Find My Mac is not enabled by default (possibly out of privacy concerns), so once you've met all the relevant prerequisites, go into System Preferences on your Mac, navigate to the iCloud preference pane, and tick the checkbox next to Find My Mac to enable it.

If you've used Find My iPhone before, you'll be familiar with how Find My Mac works. You can locate your device on a map with a fairly reasonable degree of precision, assuming it's connected to Wi-Fi. You can also "ping" it so that a message of your choosing will pop up on screen (along with a very loud sonar sound alert), or you can remote lock or remote wipe the device. Remote wiping the Mac should be a last resort, though, because after you pull that trigger you won't be able to use Find My Mac to locate it. If Find My Mac can't find your device right away, you can even tell the service to send you an email when it does finally locate your Mac. It's all quite slick, and it should bring peace of mind to MacBook Air and Pro owners in particular.

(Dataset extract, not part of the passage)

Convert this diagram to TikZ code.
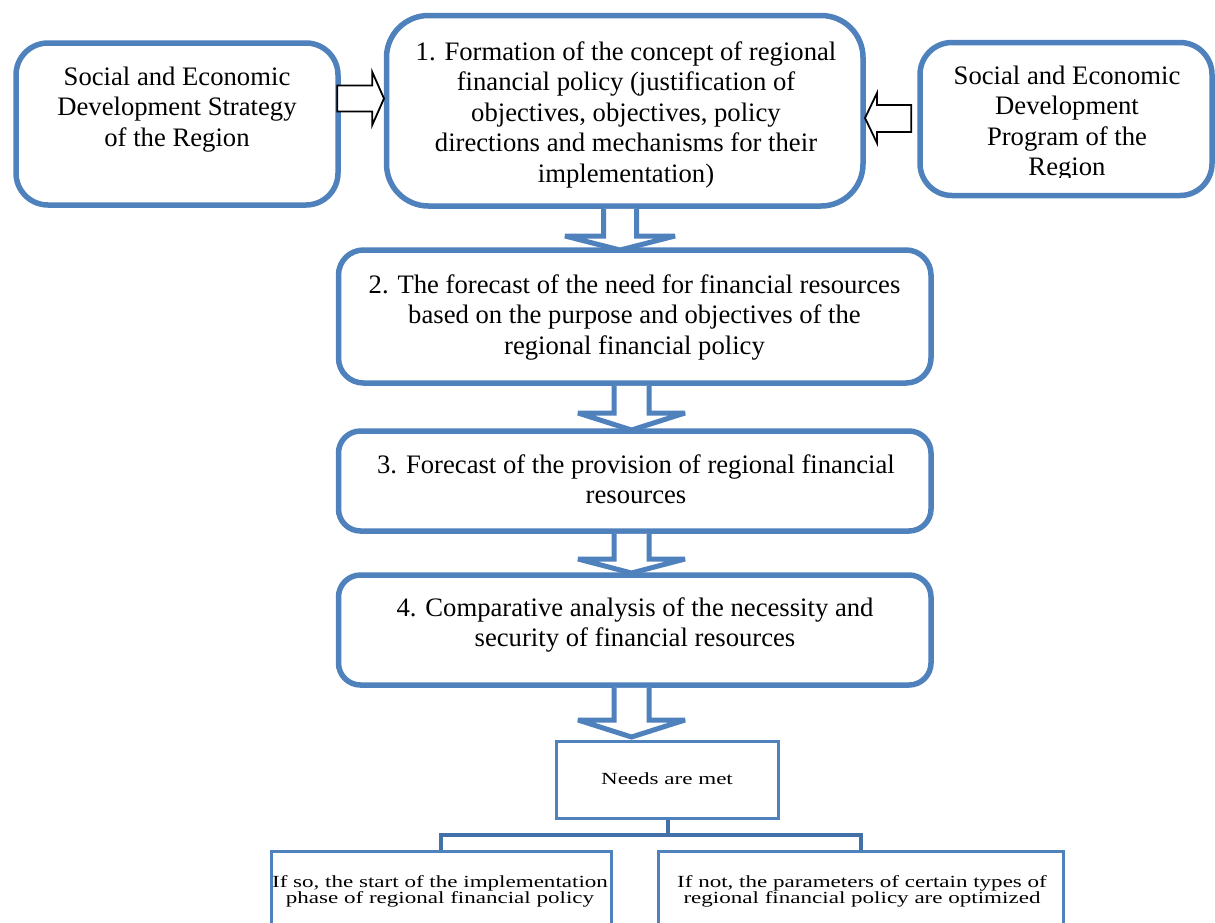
\documentclass[tikz,border=0pt]{standalone}
\usepackage{fontspec}
\setmainfont{Liberation Serif}
\usetikzlibrary{calc}
\definecolor{oblue}{RGB}{79,129,189}
\definecolor{dblue}{RGB}{68,112,168}
\newcommand{\ml}[1]{\begin{tabular}[t]{@{}c@{}}#1\end{tabular}}
\newcommand{\bigf}{\fontsize{26.67}{30.5}\selectfont}
\newcommand{\smf}{\fontsize{17}{16.5}\selectfont}
\newcommand{\sml}[1]{\smf\scalebox{1.355}[1]{\ml{#1}}}
\tikzset{
  rbox/.style={draw=oblue, line width=5.5pt, fill=white, inner sep=0pt, rounded corners=#1},
  rbox/.default=30pt,
  sbox/.style={draw=oblue, line width=3pt, fill=white, inner sep=0pt},
  txt/.style={inner sep=0pt, anchor=base, font=\bigf},
  stxt/.style={inner sep=0pt, anchor=base},
  barrow/.style={draw=oblue, fill=white, line width=5pt, line join=miter, miter limit=2},
  harrow/.style={draw=black, fill=white, line width=1.8pt, line join=miter},
  conn/.style={draw=dblue, line width=4pt}
}
\begin{document}
\begin{tikzpicture}[x=1pt, y=-1pt]
\clip (0,0) rectangle (1215,922);
\fill[white] (0,0) rectangle (1215,922);

% boxes
\node[rbox=32pt, minimum width=322pt, minimum height=162pt] (L) at (177,124) {};
\node[rbox=42pt, minimum width=476.5pt, minimum height=190.5pt] (B1) at (624.75,110.75) {};
\node[rbox=32pt, minimum width=292pt, minimum height=153pt] (R) at (1066,119) {};
\node[rbox=25pt, minimum width=592.5pt, minimum height=133pt] (B2) at (634.75,316.5) {};
\node[rbox=22pt, minimum width=592.5pt, minimum height=100pt] (B3) at (634.75,481) {};
\node[rbox=22pt, minimum width=592.5pt, minimum height=110pt] (B4) at (634.75,630) {};
\node[sbox, minimum width=222pt, minimum height=77.5pt] (N) at (667.5,779.75) {};
\node[sbox, minimum width=340.5pt, minimum height=108.5pt] (BL) at (441.25,905.75) {};
\node[sbox, minimum width=405pt, minimum height=108.5pt] (BR) at (861,905.75) {};

% texts
\node[txt] (Lt) at (177,85) {\ml{Social and Economic\\Development Strategy\\of the Region}};
\node[txt] (B1t) at (626,60) {\ml{1. Formation of the concept of regional\\financial policy (justification of\\objectives, objectives, policy\\directions and mechanisms for their\\implementation)}};
\begin{scope}
\clip ($(R.north west)+(0,5)$) rectangle ($(R.east)+(0,58)$);
\node[txt] (Rt) at (1067,84) {\ml{Social and Economic\\Development\\Program of the\\Region}};
\end{scope}
\node[txt] (B2t) at (634.5,293) {\ml{2. The forecast of the need for financial resources\\based on the purpose and objectives of the\\regional financial policy}};
\node[txt] (B3t) at (636,473) {\ml{3. Forecast of the provision of regional financial\\resources}};
\node[txt] (B4t) at (635,616) {\ml{4. Comparative analysis of the necessity and\\security of financial resources}};
\node[stxt] (Nt) at (667,784) {\sml{Needs are met}};
\node[stxt] (BLt) at (440,887) {\sml{If so, the start of the implementation\\phase of regional financial policy}};
\node[stxt] (BRt) at (862,887) {\sml{If not, the parameters of certain types of\\regional financial policy are optimized}};

% hollow black arrows
\filldraw[harrow] ($(L.east)+(-3.5,-38.5)$) -- ++(35,0) -- ++(0,-13.5) -- ++(11.75,26.5) -- ++(-11.75,26.5) -- ++(0,-13.5) -- ++(-35,0) -- cycle;
\filldraw[harrow] ($(R.west)+(-6,-14)$) -- ++(-34.25,0) -- ++(0,-12) -- ++(-12,25) -- ++(12,25) -- ++(0,-11) -- ++(34.25,0) -- cycle;

% blue block arrows
\filldraw[barrow] ($(B1.south)+(-21.25,0)$) -- ++(0,27.25) -- ++(-38.5,0) -- ++(55,14) -- ++(55,-14) -- ++(-38.5,0) -- ++(0,-27.25);
\filldraw[barrow] ($(B2.south)+(-20.75,0)$) -- ++(0,27.25) -- ++(-36,0) -- ++(53.5,17) -- ++(53.5,-17) -- ++(-36,0) -- ++(0,-27.25);
\filldraw[barrow] ($(B3.south)+(-20.75,0)$) -- ++(0,25.25) -- ++(-36,0) -- ++(53.5,14) -- ++(53.5,-14) -- ++(-36,0) -- ++(0,-25.25);
\filldraw[barrow] ($(B4.south)+(-20.75,0)$) -- ++(0,32.25) -- ++(-36,0) -- ++(53.5,17) -- ++(53.5,-17) -- ++(-36,0) -- ++(0,-32.25);

% connectors
\draw[conn] (N.south) -- ++(0,15) coordinate (j);
\draw[conn] (BL.north) |- (j) -| (BR.north);
\end{tikzpicture}
\end{document}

Find My Mac requires your Mac to have a recovery partition installed on it in order for the service to work. If you downloaded OS X Lion from the Mac App Store and did a normal installation, you already have a recovery partition on your Mac, so you don't need to worry about that requirement. But if you're like me and you used a third-party app to clone your Lion installation from an old disk to a new one, you likely missed out on that recovery partition and won't be able to take advantage of Find My Mac until you install one. There are various hacky solutions to this problem, none of them particularly user-friendly, but I found it easiest to simply re-install Lion completely and start fresh.

Since Macs don't have built-in 3G or persistent Wi-Fi when they're asleep (in most cases), iCloud is going to have a harder time locating stolen Macs than iPhones or iPads. It's still a very handy feature, and it significantly increases your chances of recovering a Mac that's mysteriously sprouted legs and gone walkabout.